May 24, 2011

Beyond the Risk Register

A few months ago, someone in a program management office noticed that a new employee had taken a master's degree course in risk management.
A brief cackle burst forth, asking: "why would someone need a master's degree in risk management?"

It's a good question.

Risk management is, for many people in projects, one of the very basic things that anyone can do. It's not rocket science. To most people,
risk management is simply the risk register - often created because it
is a mandated part of the project management procedures - and not much
else.

And anyone can create a risk register. All you need is an Excel
spreadsheet and a template of the right headings, or a risk management
software, and start populating it.

Even the risk management framework is simple enough: identify the
risks, give an estimate of the likelihood, determine consequences,
identify controls, estimate residual risk, identify who is
responsible, and then rank the risks for prioritisation.

Brain surgery is equally simple: identify the area to be incised,
determine the likelihood of success, determine the risks, etc.
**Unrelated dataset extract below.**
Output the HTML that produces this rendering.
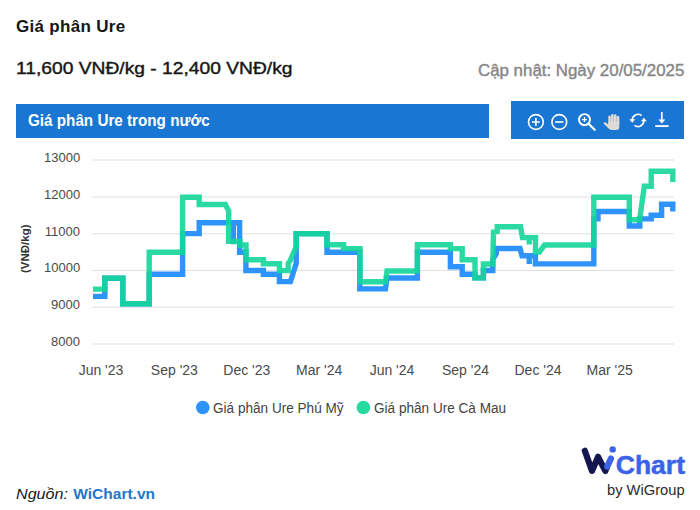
<!DOCTYPE html>
<html>
<head>
<meta charset="utf-8">
<title>Giá phân Ure</title>
<style>
html,body{margin:0;padding:0;background:#fff;}
body{width:700px;height:510px;position:relative;overflow:hidden;font-family:"Liberation Sans",sans-serif;color:#111;}
.t{position:absolute;white-space:nowrap;line-height:1;transform-origin:0 0;}
#title{left:16px;top:17.8px;font-size:17px;font-weight:bold;color:#161616;letter-spacing:0.3px;}
#range{left:16px;top:59.7px;font-size:17px;color:#161616;-webkit-text-stroke:0.4px #161616;transform:scaleX(1.131);}
#upd{left:478px;top:63.45px;font-size:16px;color:#878787;-webkit-text-stroke:0.4px #878787;transform:scaleX(1.054);}
#bar{position:absolute;left:16.2px;top:104.1px;width:472.4px;height:34.3px;background:#1976d2;}
#bartxt{left:27.5px;top:112.4px;font-size:16.5px;font-weight:bold;color:#fff;transform:scaleX(0.923);}
#tools{position:absolute;left:511px;top:101.4px;width:173px;height:37.2px;background:#1976d2;}
.yl{font-size:13px;color:#4a4a4a;text-align:right;left:44px;width:36px;}
.xl{font-size:14px;color:#4a4a4a;top:362.5px;width:60px;text-align:center;}
.lg{font-size:14px;color:#444;top:400.6px;transform:scaleX(0.97);}
#src1{left:16px;top:485.9px;font-size:15.5px;font-style:italic;color:#161616;transform:scaleX(1.04);}
#src2{left:73.3px;top:485.9px;font-size:15.5px;font-weight:bold;color:#2277cc;}
#by{left:607.3px;top:482.8px;font-size:14px;color:#2a2a2a;transform:scaleX(1.05);}
#ytitle{left:19.8px;top:272.5px;font-size:11.5px;font-weight:bold;color:#333;transform:rotate(-90deg);}
#chartw{left:615.8px;top:451.6px;font-size:26.5px;font-weight:bold;color:#3b63e8;-webkit-text-stroke:0.5px #3b63e8;}
svg{position:absolute;left:0;top:0;}
</style>
</head>
<body>
<div class="t" id="title">Giá phân Ure</div>
<div class="t" id="range">11,600 VNĐ/kg - 12,400 VNĐ/kg</div>
<div class="t" id="upd">Cập nhật: Ngày 20/05/2025</div>
<div id="bar"></div>
<div class="t" id="bartxt">Giá phân Ure trong nước</div>
<div id="tools"></div>

<svg width="700" height="510" viewBox="0 0 700 510">
  <g stroke="#e0e0e0" stroke-width="1.1">
    <line x1="92.5" x2="674" y1="160" y2="160"/>
    <line x1="92.5" x2="674" y1="197" y2="197"/>
    <line x1="92.5" x2="674" y1="233.7" y2="233.7"/>
    <line x1="92.5" x2="674" y1="270.5" y2="270.5"/>
    <line x1="92.5" x2="674" y1="307.3" y2="307.3"/>
    <line x1="92.5" x2="674" y1="344" y2="344"/>
  </g>
  <g fill="none" stroke-width="5.4" stroke-linejoin="miter" stroke-linecap="butt">
    <path id="blue" stroke="#2e93fa" d="M93,296.4 H104.8 V278.3 H122.8 V303.7 H149.2 V274.2 H182.6 V233.6 H199.2 V222.7 H233.3 V244.2 V222.7 H239.6 V252.2 H245.9 V270.5 H263.4 V274.2 H279.4 V281.6 H290.4 L296.2,263.5 V233.6 H327 V252.2 H359.8 V288.9 H385.5 L387,278 H417.4 V252.2 H450.4 V266.8 H462.2 V274.2 H475 V277.8 H483.4 V270.5 H492.8 V259.5 L496.3,253.5 V248.5 H520 L522,255.8 H529.2 V264 V255.8 H535.4 V263.9 H593.8 V218.9 H598 V211.5 H629.3 V226 H639.8 V218.9 H651.2 V215.2 H661.6 V204.2 H672.8 V211.5"/>
    <path id="green" stroke="#14d699" stroke-opacity="0.9" d="M93,289.1 H104.8 V278.1 H122.8 V303.7 H149.2 V252.2 H182.6 V197.2 H199.2 V204.5 H225.3 L228.7,211 V241.4 H240 V245 H246 V259.7 H263.4 V263.8 H279.4 V270.6 H288.2 V263.5 L290,261 L296.3,246.5 V233.8 H327 V244.8 H343.6 V248.6 H360 V281.8 H385.5 L387,271 H417.4 V244.8 H450.4 V248.6 H462.2 V259.7 H475 V277.8 H483.4 V264 H492.8 L493.5,232 L497.2,231.5 V226.8 H520.5 L522.5,237.6 H529.2 V244.6 V237.6 H535.5 V252 H539.5 L544.5,245 H593.8 V197.2 H629.3 V219.8 H639.6 L644.3,186.2 H651.2 V171.2 H672.8 V182"/>
  </g>
  <circle cx="202.8" cy="407.5" r="6.8" fill="#2e93fa"/>
  <circle cx="363.4" cy="407.5" r="6.8" fill="#24da9f"/>

  <!-- toolbar icons -->
  <g fill="none" stroke="#fff" stroke-width="1.6">
    <circle cx="535.9" cy="122" r="7.4"/>
    <path d="M532,122 H539.8 M535.9,118.1 V125.9"/>
    <circle cx="559.3" cy="122" r="7.4"/>
    <path d="M555.1,122 H563.5"/>
    <circle cx="584.5" cy="119.6" r="5.5" stroke-width="1.9"/>
    <path d="M582,119.6 H587 M584.5,117.1 V122.1" stroke-width="1.3"/>
    <path d="M588.6,123.7 L594.7,129.8" stroke-width="2.2" stroke-linecap="round"/>
  </g>
  <!-- hand -->
  <rect x="609" y="116.5" width="9.8" height="6.5" fill="#8d9bb0"/>
  <g fill="#dedbd6" stroke="none">
    <rect x="608.3" y="115.6" width="2.4" height="9" rx="1.2"/>
    <rect x="611.1" y="114" width="2.5" height="10" rx="1.2"/>
    <rect x="614" y="114.3" width="2.5" height="10" rx="1.2"/>
    <rect x="616.9" y="116" width="2.4" height="9" rx="1.2"/>
    <path d="M608.3,121.8 H619.3 V127 Q619.3,130 616.3,130 H611.5 Q609.8,130 608.6,128.6 L603.6,123.6 Q603.2,122.6 604.3,122.3 Q605.5,122 606.4,122.9 L608.3,124.6 Z"/>
  </g>
  <!-- refresh -->
  <g fill="none" stroke="#fff" stroke-width="1.6">
    <path d="M641.6,115.6 A5.9,5.9 0 0 0 632.1,120"/>
    <path d="M634.4,125.3 A5.9,5.9 0 0 0 643.9,120.6"/>
  </g>
  <path d="M629.4,119.3 H635.2 L632.3,122.8 Z" fill="#fff"/>
  <path d="M641,121.2 H646.8 L643.9,117.7 Z" fill="#fff"/>
  <!-- download -->
  <g fill="none" stroke="#fff" stroke-width="1.7">
    <path d="M661.8,112 V122.5"/>
    <path d="M655.2,126.1 H668.6" stroke-width="1.9"/>
  </g>
  <path d="M658.3,119.6 H665.3 L661.8,123.6 Z" fill="#fff"/>

  <!-- logo -->
  <g fill="none" stroke-linecap="round" stroke-linejoin="round" stroke-width="6.2">
    <path d="M584.8,450.8 L592,470.9 L598.1,456.8 L605.3,470.9 L606.9,467.2" stroke="#14164f"/>
    <path d="M607.2,466.6 L610.9,458.6" stroke="#3b63e8"/>
  </g>
  <circle cx="612.7" cy="449.4" r="3.2" fill="#3b63e8"/>
</svg>

<div class="t yl" style="top:150.8px;">13000</div>
<div class="t yl" style="top:187.8px;">12000</div>
<div class="t yl" style="top:224.5px;">11000</div>
<div class="t yl" style="top:261.3px;">10000</div>
<div class="t yl" style="top:298.1px;">9000</div>
<div class="t yl" style="top:334.8px;">8000</div>
<div class="t" id="ytitle">(VNĐ/kg)</div>

<div class="t xl" style="left:71px;">Jun '23</div>
<div class="t xl" style="left:144.4px;">Sep '23</div>
<div class="t xl" style="left:216.8px;">Dec '23</div>
<div class="t xl" style="left:289.2px;">Mar '24</div>
<div class="t xl" style="left:362px;">Jun '24</div>
<div class="t xl" style="left:435.5px;">Sep '24</div>
<div class="t xl" style="left:508px;">Dec '24</div>
<div class="t xl" style="left:579.7px;">Mar '25</div>

<div class="t lg" style="left:213.3px;">Giá phân Ure Phú Mỹ</div>
<div class="t lg" style="left:373.6px;">Giá phân Ure Cà Mau</div>

<div class="t" id="src1">Nguồn:</div>
<div class="t" id="src2">WiChart.vn</div>
<div class="t" id="chartw">Chart</div>
<div class="t" id="by">by WiGroup</div>
</body>
</html>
People
know that not all surgeons are equally qualified to do brain surgery.
Even among brain surgeons, there is a qualitative difference in
experience and consqeuently, results.

Riding a bicycle is also equally simple, but everyone knows there is a
magnitude of difference in the performance of a rider at a Tour de
France level, and someone who rides for leisure.

But what about risk management? While anyone can come up with a risk
register, there can be a serious difference in the results.

Some areas where competence in risk analys would produce a marked
difference in results

* Risk identification - are we identifying the right risks? Are we
missing any? Are putting in risks that aren't risks? Missing a
critical risk can prove catastrophic to a project.

* Risk likelihood - are our estimates any good? Is there available
data we should be using? Overestimating can prove costly.
Underestimating can prove disastrous.

* Risk consequences - how credible are our estimates of consequence?
How complete is it? An inept analysis of the consequences will mean
poor preparation and mitigation of the consequences.

* Risk control - how realistic are the controls and mitigations we
have identified? How good is our decision-making on which controls to
implement? What is the impact of our controls

* Risk prioritisation - are using the right prioritisation approach?